BRASILIA, Brazil – Petroleo Brasileiro plans to stem losses from fuel imports using cheaper Brazilian-made biofuels as analysts forecast profit will decline to an eight-year low.

Petrobras, as the company is known, is asking the government to let it mix more sugarcane-based ethanol into its gasoline, two officials with knowledge of the discussions, who asked not to be identified because the matter isn’t public, said June 29. The move would help halt losses estimated at $375 million as refinery shortages force the company to import fuel.
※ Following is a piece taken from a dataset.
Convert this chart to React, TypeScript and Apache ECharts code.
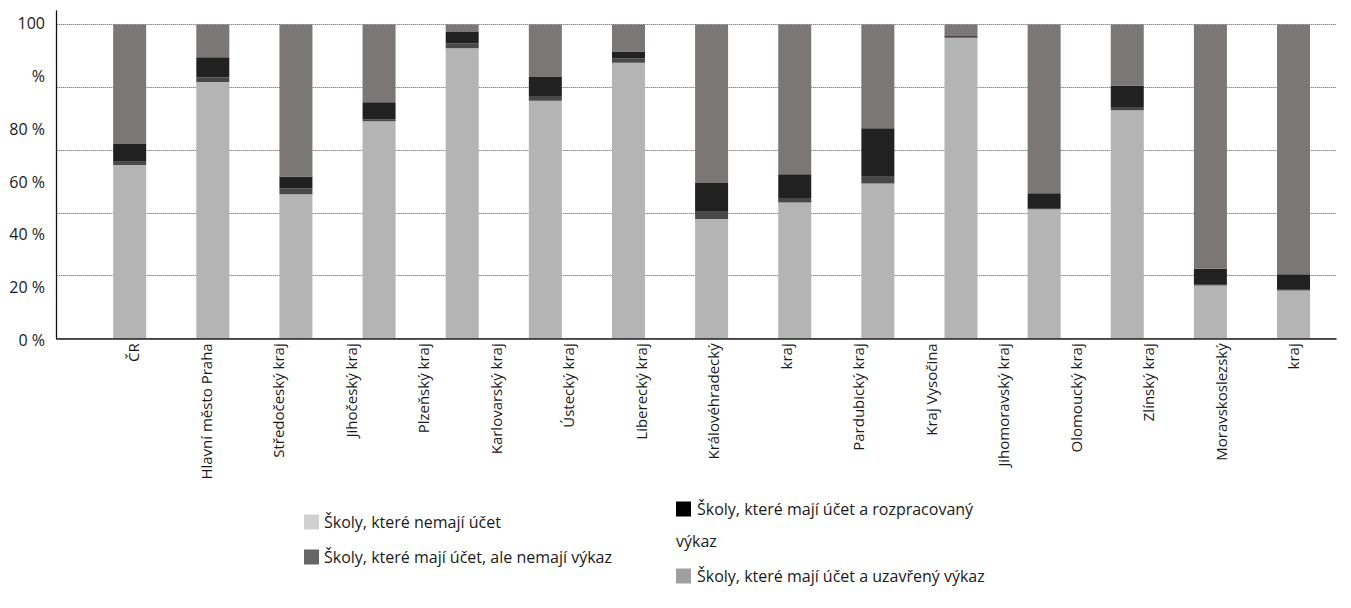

Chief Executive Officer Maria das Gracas Foster obtained permission from the government, which controls Petrobras’s board, for a fuel price increase on June 15 to reduce the discount to international prices. She started meeting last month with analysts and investors in Rio de Janeiro, New York and London to explain how the company will fund $236.5 billion of investments over five years and more than double oil production by 2020.

“Brazil just hasn’t got enough refineries to produce gasoline to meet internal demand,” Erick Scott Hood, an analyst at SLW Corretora, said in Sao Paulo. “If Petrobras reduces gas imports and keeps oil exports at current levels, it has a bigger chance of boosting profits.”

Petrobras is the worst performer among major oil producers this year, losing 14 percent for investors as Colombia’s Ecopetrol and China’s CNOOC returned 37 percent and 18 percent, respectively, according to data compiled by Bloomberg.

The company will report second-quarter net income of 3.9 billion reais ($1.9 billion), according to the average estimate in a Bloomberg survey. That would be the worst result since the second quarter of 2004, according to data compiled by Bloomberg. Net income slid 16 percent in the first quarter to 9.2 billion reais from 11 billion reais a year earlier.

The request to increase ethanol levels would reverse a government decision last year after a drop in output of the biofuel pushed up fuel prices and threatened to stoke inflation.

Brazilian authorities are considering the request and reviewing if there’s enough ethanol supply to increase the mandate, said the two officials.

Fuel imports climbed 46 percent in the first quarter to 406,000 barrels a day from the year earlier, according to information on Petrobras’s website.

Rising imports will probably reduce earnings by 750 million reais this year as the company is often forced to buy the fuel abroad for more than it’s allowed to sell it for in Brazil, said Adriano Pires, head of consulting firm Brazilian Center for Infrastructure.

Under the proposal being considered by the government, the ethanol mix in gasoline would be increased to 25 percent from 20 percent, according to the government officials. In August, the government cut the mandate to 20 percent from 25 percent. A 5 percentage-point increase in the mix would pare Petrobras gasoline imports by as much as 40 percent, Pires said.

Petrobras’s refineries have been selling fuel at a discount to average prices in the U.S. Gulf Coast since the start of 2011, according to a June 25 presentation.

The company’s previous business plan called for a 78 percent increase in refinery output to 3.2 million barrels a day in 2020 to meet growth in domestic demand. The state-run company removed output targets from the 2012-2016 business plan, simply stating that it is building or planning to build an additional 1.6 million barrels a day of capacity.

Petrobras originally planned to start production at the 230,000-barrel-a-day Northeast refinery, formerly known as Abreu e Lima, last year. The project is 58 percent complete and will start processing crude in 2014 after construction delays and cost increases.

“It’s a story that needs to be learned, written about and read by the company so that it isn’t repeated,” CEO Foster told reporters on June 25.

Petrobras and the finance ministry declined to comment. The company hasn’t asked for an increase, Miriam Guaraciaba, a Petrobras spokeswoman, said last week in Rio de Janeiro.

Allowing Petrobras to increase ethanol levels in gasoline may be a short-term solution to its import losses, according to Marcos Paulo Fernandes Pereira, an analyst at Votorantim CTVM.

“In the long run, Petrobras’s price policy tends to have a diluted effect on results since, although they are experiencing losses now with imports, they have in the past gained from importing gas cheaper than what they sold in Brazil,” he said. “This reality could turn if oil prices fall abroad.”

Authorities have taken measures to prevent a repeat of the ethanol shortages that triggered last year’s decision to cut levels in fuel, such as offering credit to boost output and storage capacity, said Jose Carlos Vaz, executive secretary for the agriculture ministry. A recovery in prices of the biofuel is also encouraging producers, he said in an interview from Brasilia.

Greater ethanol supplies could also mean that pump prices wouldn’t be affected by the measure, said Pires.

“Everyone could win with this decision,” Pires said by telephone from Rio de Janeiro. “Petrobras could lower its import losses, the government could avoid an inflation impact and the environment also wins because a bigger ethanol percentage on the mix equals cleaner fuel.”